§ SOURCE MATERIAL:
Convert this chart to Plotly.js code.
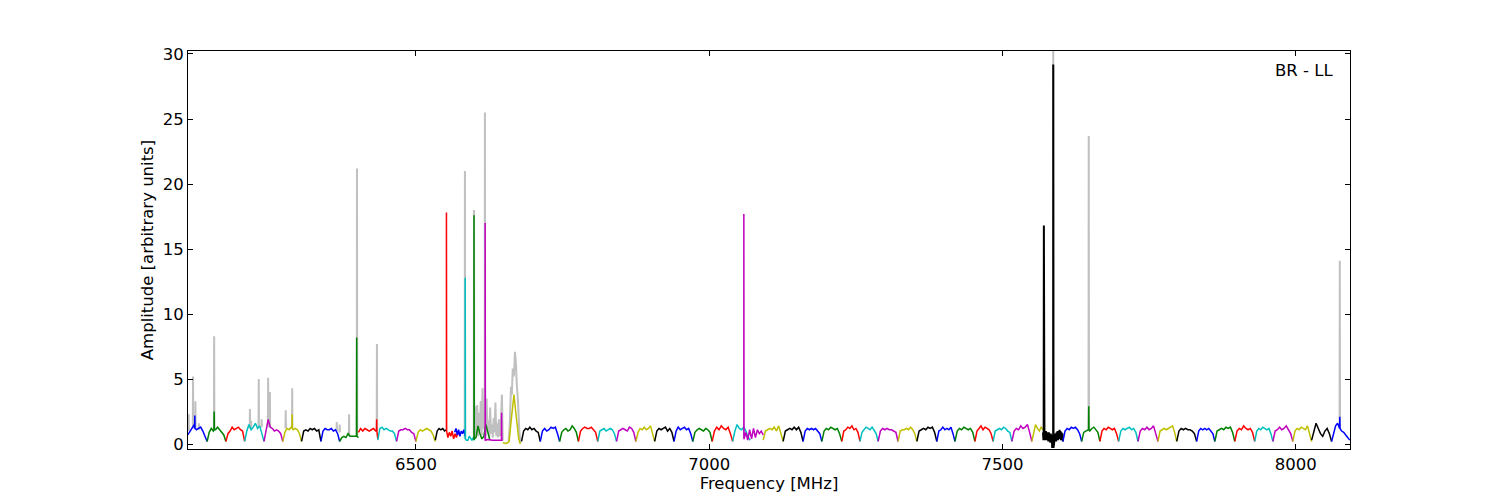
<!DOCTYPE html>
<html>
<head>
<meta charset="utf-8">
<script src="https://cdn.plot.ly/plotly-3.0.1.min.js"></script>
<style>html,body{margin:0;padding:0;background:#fff;}#chart{width:1500px;height:500px;}</style>
</head>
<body>
<div id="chart"></div>
<script>
// ---- Spectral-window segments (MHz) ----
const segStart = [6111,6144,6176,6208,6241,6273,6305,6338,6370,6402,6435,6467,6500,6533,6552,6566,6584,6599,6618,6648,6680,6712,6745,6777,6810,6842,6875,6907,6940,6972,7005,7040,7059,7092,7126,7160,7192,7226,7257,7288,7322,7354,7388,7419,7453,7484,7516,7550,7569,7603,7635,7666,7698,7731,7765,7797,7831,7862,7896,7930,7961,7995,8027,8061];
const segEnd   = [6144,6176,6208,6241,6273,6305,6338,6370,6402,6435,6467,6500,6533,6552,6574,6584,6600,6626,6648,6678,6712,6745,6777,6810,6842,6875,6907,6940,6972,7005,7040,7070,7092,7126,7160,7192,7226,7257,7288,7322,7354,7388,7419,7453,7484,7516,7550,7569,7603,7635,7666,7698,7731,7765,7797,7831,7862,7896,7930,7961,7995,8027,8061,8092];
const segColor = ['b','g','r','c','m','y','k','b','g','r','c','m','y',
                  'k','r','b','c','g','m','y','k',
                  'b','g','r','c','m','y','k','b','g','r','c','m','y','k','b','g','r','c','m','y','k',
                  'b','g','r','c','m','y','k','b','g','r','c','m','y','k','b','g','r','c','m','y','k','b'];
const segVals = [
 [0.7,1.0,1.3,1.5,1.1,1.2,1.3,1.0,0.6,0.2],
 [0.2,0.9,1.2,1.0,1.1,1.3,1.1,0.9,0.7,0.2],
 [0.2,0.8,1.0,1.3,1.1,1.2,1.3,1.1,1.0,0.2],
 [0.2,1.0,1.5,1.1,1.3,1.6,1.2,1.4,0.8,0.2],
 [0.2,1.0,1.9,1.3,1.2,1.0,1.1,1.0,0.8,0.2],
 [0.2,0.9,1.2,1.1,1.3,1.1,1.2,1.1,0.8,0.2],
 [0.2,1.0,1.1,1.0,1.2,1.1,1.2,1.0,1.1,0.2],
 [0.2,1.0,1.2,1.1,1.1,1.2,1.0,1.1,0.8,0.2],
 [0.2,0.5,0.6,0.5,0.8,0.6,0.6,0.6,0.6,0.5],
 [0.9,1.2,1.0,1.2,1.1,1.0,1.1,1.2,1.0,0.4],
 [0.3,1.2,1.3,1.1,1.2,1.1,1.0,1.0,0.8,0.2],
 [0.2,1.0,1.1,1.1,1.2,1.1,1.1,0.9,0.8,0.2],
 [0.2,0.9,1.1,1.0,1.1,1.2,1.1,1.0,0.7,0.2],
 [0.3,1.0,1.2,1.1,1.2,1.0,1.1],
 [1.0,0.5,0.9,0.6,1.0,0.4,0.8,0.5,1.0,0.7],
 [0.9,1.2,0.7,1.1,0.6,1.0,0.8,1.1,0.6],
 [0.4,0.3,0.3,0.6,0.4,0.3,0.5,0.3],
 [0.3,0.5,1.4,0.8,0.4,0.6,1.5,0.9,0.3],
 [0.3,0.35,0.3,0.3,0.3,0.3,0.3,0.3],
 [0.1,0.05,0.05,0.1,0.2,1.5,3.0,3.8,2.6,1.5,0.4,0.0],
 [0.2,1.0,1.2,1.1,1.3,1.1,1.2,1.0,0.9,0.2],
 [0.2,1.0,1.2,1.0,1.1,1.3,1.2,1.3,0.8,0.2],
 [0.2,0.9,1.1,1.2,1.0,1.1,1.4,1.2,0.9,0.2],
 [0.2,1.0,1.2,1.3,1.2,1.2,1.3,1.1,0.9,0.2],
 [0.2,1.0,1.1,1.2,1.0,1.1,1.2,1.1,0.8,0.2],
 [0.2,1.0,1.1,1.2,1.1,1.0,1.3,1.2,0.9,0.2],
 [0.2,0.9,1.2,1.1,1.3,1.1,1.2,1.4,0.8,0.2],
 [0.2,1.0,1.2,1.1,1.2,1.3,1.0,1.2,0.9,0.2],
 [0.2,1.0,1.3,1.1,1.2,1.3,1.1,1.2,0.8,0.2],
 [0.2,0.9,1.1,1.2,1.1,1.0,1.2,1.1,0.9,0.2],
 [0.2,1.0,1.3,1.1,1.4,1.2,1.1,1.3,0.8,0.2],
 [0.2,1.0,1.5,1.2,1.1,1.3,1.0,0.5,0.3],
 [0.4,0.9,0.3,1.1,0.4,1.2,0.5,1.1,0.8,1.0,0.7],
 [0.3,1.0,1.1,1.2,1.1,1.3,1.0,1.4,0.8,0.2],
 [0.2,1.0,1.1,1.2,1.1,1.3,1.1,1.3,0.9,0.2],
 [0.2,1.0,1.2,1.1,1.2,1.1,1.2,1.0,0.8,0.2],
 [0.2,1.0,1.2,1.1,1.3,1.2,1.1,1.2,0.8,0.2],
 [0.2,1.0,1.1,1.3,1.2,1.4,1.1,1.2,0.9,0.2],
 [0.2,0.9,1.1,1.3,1.2,1.1,1.3,1.0,0.8,0.2],
 [0.2,1.0,1.2,1.1,1.2,1.1,1.1,1.0,0.9,0.2],
 [0.2,1.0,1.1,1.1,1.2,1.1,1.3,1.1,0.8,0.2],
 [0.2,1.0,1.1,1.2,1.1,1.3,1.2,1.3,0.9,0.2],
 [0.2,1.0,1.1,1.3,1.1,1.2,1.1,1.3,0.8,0.2],
 [0.2,1.0,1.2,1.1,1.3,1.2,1.1,1.2,0.9,0.2],
 [0.2,1.0,1.2,1.4,1.1,1.3,1.2,1.1,0.8,0.2],
 [0.2,1.0,1.1,1.2,1.1,1.3,1.2,1.0,0.9,0.2],
 [0.2,1.0,1.2,1.1,1.4,1.2,1.3,1.5,0.9,0.2],
 [0.2,0.9,1.5,1.2,1.0,1.3,1.1],
 [0.9,0.3,1.0,0.4,0.9,0.3,1.0,0.5,0.9,0.3,0.8,0.2,0.9,0.4,0.7,0.1,0.8,0.3,0.6,-0.3,0.7,0.2,0.6,0.1,0.8,0.3,0.7,0.2,0.9,0.4,1.0,0.3,0.9,0.5,1.1,0.4,1.0,0.3,0.9,0.5,0.8,0.2],
 [0.2,1.0,1.2,1.1,1.3,1.2,1.3,1.1,0.8,0.2],
 [0.2,0.9,1.0,1.1,1.0,1.2,1.3,1.1,0.9,0.2],
 [0.2,1.0,1.2,1.1,1.3,1.2,1.1,1.2,0.8,0.2],
 [0.2,1.0,1.2,1.1,1.2,1.3,1.1,1.2,0.9,0.2],
 [0.2,1.0,1.2,1.1,1.3,1.1,1.2,1.4,0.8,0.2],
 [0.2,1.0,1.1,1.2,1.1,1.2,1.3,1.4,0.9,0.2],
 [0.2,1.0,1.2,1.1,1.2,1.1,1.1,1.0,0.8,0.2],
 [0.2,1.0,1.2,1.1,1.2,1.1,1.2,1.0,0.8,0.2],
 [0.2,1.0,1.1,1.2,1.1,1.3,1.2,1.3,0.9,0.2],
 [0.2,1.0,1.2,1.1,1.4,1.2,1.1,1.2,0.9,0.2],
 [0.2,1.0,1.2,1.1,1.3,1.2,1.1,1.2,0.8,0.2],
 [0.2,1.0,1.1,1.3,1.1,1.2,1.4,1.1,0.8,0.2],
 [0.2,1.0,1.2,1.1,1.3,1.2,1.1,1.4,0.8,0.2],
 [0.3,1.0,1.6,1.2,0.8,0.6,1.0,1.2,0.8,0.2],
 [0.2,0.9,1.4,1.6,1.2,1.0,0.9,0.7,0.5,0.3]
];

// ---- Narrow spikes in the coloured (kept) data ----
const spikeSeg  = [0, 1, 5, 8, 9, 14, 16, 17, 18, 18, 32, 48, 48, 50, 63];
const spikeFreq = [6123, 6156, 6289, 6399, 6433, 6552, 6584, 6599, 6618, 6646, 7059, 7570.5, 7586.5, 7647, 8075];
const spikeAmp  = [2.2, 2.5, 2.3, 8.2, 1.9, 17.8, 12.8, 17.6, 17.0, 2.4, 17.7, 16.8, 29.2, 2.9, 2.1];
const spikeBase = [1.2, 1.1, 1.2, 0.6, 1.0, 1.0, 0.4, 0.4, 0.3, 0.3, 0.4, 0.8, -0.3, 1.1, 1.2];

// ---- Gray (unflagged) data: spikes above the kept data ----
const grayFreq = [6112.5, 6120, 6124, 6130, 6156, 6217, 6219, 6232, 6237, 6248, 6251, 6278, 6289, 6365, 6370, 6386, 6399.5, 6433.5, 6583.5, 6599, 6617.6, 7586.5, 7647, 8075];
const grayAmp  = [2.3, 5.2, 3.3, 1.6, 8.3, 2.7, 1.8, 5.0, 1.9, 5.1, 4.0, 2.6, 4.3, 1.7, 1.5, 2.3, 21.2, 7.7, 21.0, 18.0, 25.5, 31.0, 23.7, 14.1];
const grayBase = [1.0, 1.2, 1.2, 1.1, 1.2, 1.2, 1.2, 1.3, 1.3, 1.3, 1.3, 1.2, 1.2, 1.0, 0.9, 0.6, 0.6, 1.0, 0.4, 0.4, 0.4, 0.8, 1.1, 1.2];
// broadband RFI region (continuous gray line)
const grayNoiseF = [6600,6601.5,6603,6604.5,6606,6607.5,6609,6610.5,6612,6613.5,6615,6616.5,6619,6620.5,6622,6623.5,6625,6626.5,6628,6629.5,6631,6632.5,6634,6635.5,6637,6638.5,6640,6641.5,6643,6644.5,6646.6,6648];
const grayNoiseA = [0.5,2.9,0.8,3.0,0.6,2.4,1.0,3.3,0.7,4.3,1.2,2.6,0.6,3.5,0.9,1.8,0.5,2.8,0.8,1.5,0.5,2.0,0.9,3.2,0.6,1.6,0.5,1.9,0.6,1.2,3.8,0.3];
const grayBumpF = [6658,6660,6662,6663.5,6665,6667,6668.8,6670.5,6672,6674,6676,6678];
const grayBumpA = [0.2,1.5,4.4,3.8,5.8,5.2,7.1,6.2,4.5,3.3,1.2,0.1];

const colorMap = {b:'#0000ff', g:'#008000', r:'#ff0000', c:'#00bfbf', m:'#bf00bf', y:'#bfbf00', k:'#000000'};

// ---- build traces ----
const traces = [];
const gx = [], gy = [];
for (let i = 0; i < grayFreq.length; i++) {
  gx.push(grayFreq[i]-0.4, grayFreq[i], grayFreq[i]+0.4, null);
  gy.push(grayBase[i], grayAmp[i], grayBase[i], null);
}
grayNoiseF.forEach((f,i)=>{gx.push(f); gy.push(grayNoiseA[i]);}); gx.push(null); gy.push(null);
grayBumpF.forEach((f,i)=>{gx.push(f); gy.push(grayBumpA[i]);});
traces.push({x:gx, y:gy, type:'scatter', mode:'lines', line:{color:'#c0c0c0', width:2}, connectgaps:false, hoverinfo:'skip', showlegend:false});

for (let s = 0; s < segStart.length; s++) {
  const v = segVals[s], n = v.length;
  let pts = v.map((val,j)=>[segStart[s] + (segEnd[s]-segStart[s])*j/(n-1), val]);
  for (let k = 0; k < spikeSeg.length; k++) {
    if (spikeSeg[k] === s) {
      pts.push([spikeFreq[k]-0.35, spikeBase[k]], [spikeFreq[k], spikeAmp[k]], [spikeFreq[k]+0.35, spikeBase[k]]);
    }
  }
  pts.sort((a,b)=>a[0]-b[0]);
  traces.push({x:pts.map(p=>p[0]), y:pts.map(p=>p[1]), type:'scatter', mode:'lines',
    line:{color:colorMap[segColor[s]], width: s===48 ? 2 : 1.5}, hoverinfo:'skip', showlegend:false});
}

const fontFam = 'DejaVu Sans, sans-serif';
const fs = 16.5;
const layout = {
  width:1500, height:500,
  margin:{l:188, r:150, t:51, b:51},
  paper_bgcolor:'#ffffff', plot_bgcolor:'#ffffff',
  showlegend:false,
  font:{family:fontFam, size:fs, color:'#000'},
  xaxis:{range:[6111.4, 8092.4], tickvals:[6500,7000,7500,8000], ticktext:['6500','7000','7500','8000'],
    ticks:'inside', ticklen:5, tickwidth:1, tickcolor:'#000', showline:true, linecolor:'#000', linewidth:1, mirror:'ticks',
    showgrid:false, zeroline:false, tickfont:{family:fontFam, size:fs},
    title:{text:'Frequency [MHz]', font:{family:fontFam, size:fs}, standoff:2}},
  yaxis:{range:[-0.38, 30.23], tickvals:[0,5,10,15,20,25,30],
    ticks:'inside', ticklen:5, tickwidth:1, tickcolor:'#000', showline:true, linecolor:'#000', linewidth:1, mirror:'ticks',
    showgrid:false, zeroline:false, tickfont:{family:fontFam, size:fs},
    title:{text:'Amplitude [arbitrary units]', font:{family:fontFam, size:fs}, standoff:4}},
  annotations:[{text:'BR - LL', xref:'paper', yref:'paper', x:0.9872, y:0.952, xanchor:'right', yanchor:'middle', showarrow:false, font:{family:fontFam, size:fs, color:'#000'}}]
};
Plotly.newPlot('chart', traces, layout, {staticPlot:true, displayModeBar:false});
</script>
</body>
</html>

§ REQUEST: Using the material above, state how many lines include the string "chart". Answer with a single number.

§ ANSWER TO THIS PROBLEM: 4